A Michigan Restaurant Only Serves Folks Who Talk Turkey

updated 12/02/1985 AT 01:00 AM EST

originally published 12/02/1985 AT 01:00 AM EST

Not far from Marshall, Mich., just off the Turkeyville exit and down a ways on Turkeyville Road is—how could you guess?—an establishment known as Turkeyville. The 400-seat restaurant is actually named "Cornwell's Turkey House," giving top billing to the family that runs the place rather than to the bird that is their bread and Butterball. But the highway signs say Turkeyville, so Turkeyville it is called.

This one-trick tourist trap is the family business for three generations of Cornwells. At the top of the pecking order is Wayne Cornwell, 72. The theme of the place is simple: turkeys. The restaurant serves turkey as the main course and nothing but. Your only decision is which of a dozen ways you want it fixed. When diners are done gobbling their turkey dogs or buttered turkey sandwiches, they can browse through a few of the other shops on the premises, including a deli (mostly turkey products, of course), bakery, gift shop, photo studio and hen house loaded with 500 young turkeys.
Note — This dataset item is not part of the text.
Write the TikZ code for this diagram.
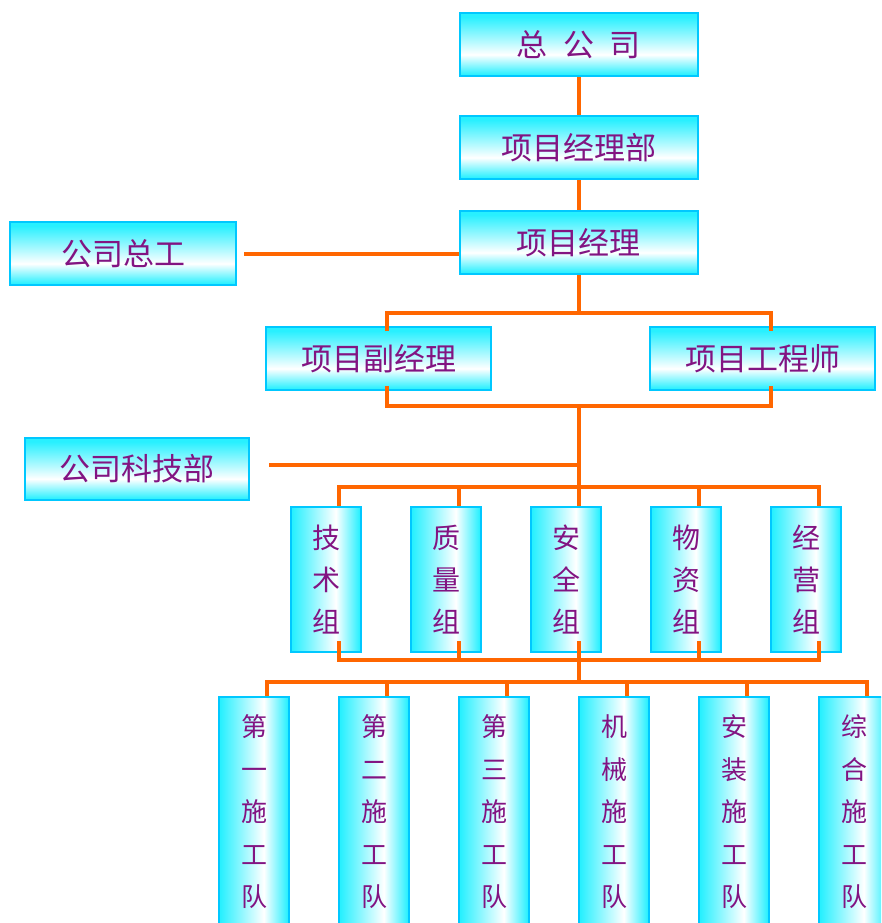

Turkeyville started as a three-table, eight-stool operation in 1968. As business got better, says Wayne, "we found out that raising the birds and serving them were two different operations." But he and his wife, Marjorie, did raise them for 30 years before their roadside attraction got as popular as their copyrighted $1.98 Sloppy Toms. This year visitors will devour 15,000 birds, and on the restaurant's busiest day, the Fourth of July, as many as 10,000 turkey meals are served. The live turkeys on the premises these days are just for show.
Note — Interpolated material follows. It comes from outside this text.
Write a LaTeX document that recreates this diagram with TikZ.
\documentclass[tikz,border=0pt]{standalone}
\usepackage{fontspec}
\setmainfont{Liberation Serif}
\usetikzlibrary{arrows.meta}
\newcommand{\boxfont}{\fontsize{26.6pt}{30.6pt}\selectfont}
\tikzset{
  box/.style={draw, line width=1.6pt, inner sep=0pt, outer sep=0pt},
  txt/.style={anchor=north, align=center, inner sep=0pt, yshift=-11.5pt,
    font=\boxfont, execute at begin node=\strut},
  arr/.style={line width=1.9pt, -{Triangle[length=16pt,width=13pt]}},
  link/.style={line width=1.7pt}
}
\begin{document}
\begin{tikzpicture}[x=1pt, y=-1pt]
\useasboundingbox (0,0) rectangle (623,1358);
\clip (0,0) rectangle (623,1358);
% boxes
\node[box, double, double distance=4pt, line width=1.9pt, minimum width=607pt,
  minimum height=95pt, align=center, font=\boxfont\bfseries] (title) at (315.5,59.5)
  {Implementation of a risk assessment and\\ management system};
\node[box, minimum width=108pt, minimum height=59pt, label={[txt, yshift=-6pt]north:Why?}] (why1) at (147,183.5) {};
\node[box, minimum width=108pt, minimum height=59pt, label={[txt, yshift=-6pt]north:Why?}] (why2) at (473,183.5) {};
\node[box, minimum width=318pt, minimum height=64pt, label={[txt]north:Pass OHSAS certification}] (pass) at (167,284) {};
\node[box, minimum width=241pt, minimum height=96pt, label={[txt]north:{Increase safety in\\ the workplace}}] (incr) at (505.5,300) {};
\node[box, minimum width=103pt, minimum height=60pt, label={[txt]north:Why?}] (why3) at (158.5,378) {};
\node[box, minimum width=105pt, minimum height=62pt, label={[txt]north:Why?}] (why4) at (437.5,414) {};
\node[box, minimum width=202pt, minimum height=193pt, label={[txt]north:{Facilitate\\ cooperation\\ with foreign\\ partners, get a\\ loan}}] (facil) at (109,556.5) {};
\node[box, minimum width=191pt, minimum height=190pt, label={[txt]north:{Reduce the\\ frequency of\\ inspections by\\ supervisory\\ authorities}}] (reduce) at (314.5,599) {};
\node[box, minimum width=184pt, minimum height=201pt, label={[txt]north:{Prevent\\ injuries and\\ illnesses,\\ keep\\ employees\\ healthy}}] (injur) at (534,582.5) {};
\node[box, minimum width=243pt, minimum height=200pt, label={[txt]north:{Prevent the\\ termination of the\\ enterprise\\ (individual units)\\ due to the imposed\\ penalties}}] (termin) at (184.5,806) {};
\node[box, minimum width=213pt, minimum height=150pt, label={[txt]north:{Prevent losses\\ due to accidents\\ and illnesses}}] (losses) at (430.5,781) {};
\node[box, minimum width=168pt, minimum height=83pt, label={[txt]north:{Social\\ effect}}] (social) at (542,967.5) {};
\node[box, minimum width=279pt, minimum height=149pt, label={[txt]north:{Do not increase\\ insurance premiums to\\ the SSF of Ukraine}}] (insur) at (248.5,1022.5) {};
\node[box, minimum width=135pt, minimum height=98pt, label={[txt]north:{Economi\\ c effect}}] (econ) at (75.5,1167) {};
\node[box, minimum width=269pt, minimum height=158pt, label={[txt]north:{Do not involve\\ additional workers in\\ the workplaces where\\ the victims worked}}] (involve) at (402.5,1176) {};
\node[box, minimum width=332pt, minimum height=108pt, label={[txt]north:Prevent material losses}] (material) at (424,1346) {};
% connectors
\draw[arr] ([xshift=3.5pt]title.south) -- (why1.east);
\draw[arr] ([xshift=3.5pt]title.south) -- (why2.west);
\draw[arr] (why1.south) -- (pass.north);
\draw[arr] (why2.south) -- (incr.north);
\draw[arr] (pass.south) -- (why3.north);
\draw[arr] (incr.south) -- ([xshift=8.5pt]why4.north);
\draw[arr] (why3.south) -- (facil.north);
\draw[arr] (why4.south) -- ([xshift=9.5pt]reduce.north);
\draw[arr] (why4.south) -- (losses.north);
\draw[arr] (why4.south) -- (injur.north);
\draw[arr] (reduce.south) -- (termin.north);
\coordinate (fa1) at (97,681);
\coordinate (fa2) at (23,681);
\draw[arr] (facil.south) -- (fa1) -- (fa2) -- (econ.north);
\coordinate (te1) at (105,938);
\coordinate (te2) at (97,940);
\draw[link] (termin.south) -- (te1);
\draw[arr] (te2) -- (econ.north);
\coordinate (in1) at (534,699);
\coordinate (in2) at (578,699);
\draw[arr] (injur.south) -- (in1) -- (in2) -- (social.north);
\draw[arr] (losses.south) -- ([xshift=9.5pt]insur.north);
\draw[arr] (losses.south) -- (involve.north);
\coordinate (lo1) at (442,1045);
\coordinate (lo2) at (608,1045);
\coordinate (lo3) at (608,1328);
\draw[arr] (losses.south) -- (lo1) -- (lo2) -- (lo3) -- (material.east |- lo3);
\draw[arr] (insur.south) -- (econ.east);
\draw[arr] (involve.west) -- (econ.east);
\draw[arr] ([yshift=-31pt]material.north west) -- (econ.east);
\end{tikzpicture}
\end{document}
Interestingly, Wayne has nothing but disdain for the bird that is his livelihood. "Wild turkeys are real smart, but domestic turkeys have the smarts bred out of them. They are so stupid they keep their mouths open in a hard rain and drown themselves. The only thing dumber than turkeys are people who raise them," says Wayne. One look around the 235-acre Turkeyville complex easily contradicts that statement.

Aside from what Wayne calls a "short winter's nap" from Christmas to March, Turkeyville is open Monday through Saturday the rest of the year. Oddly enough, there is one exception—Thanksgiving. That's the day the Cornwell clan sits down together and proves that familiarity breeds contempt even for the finest American traditions. Thursday's menu: rib roast.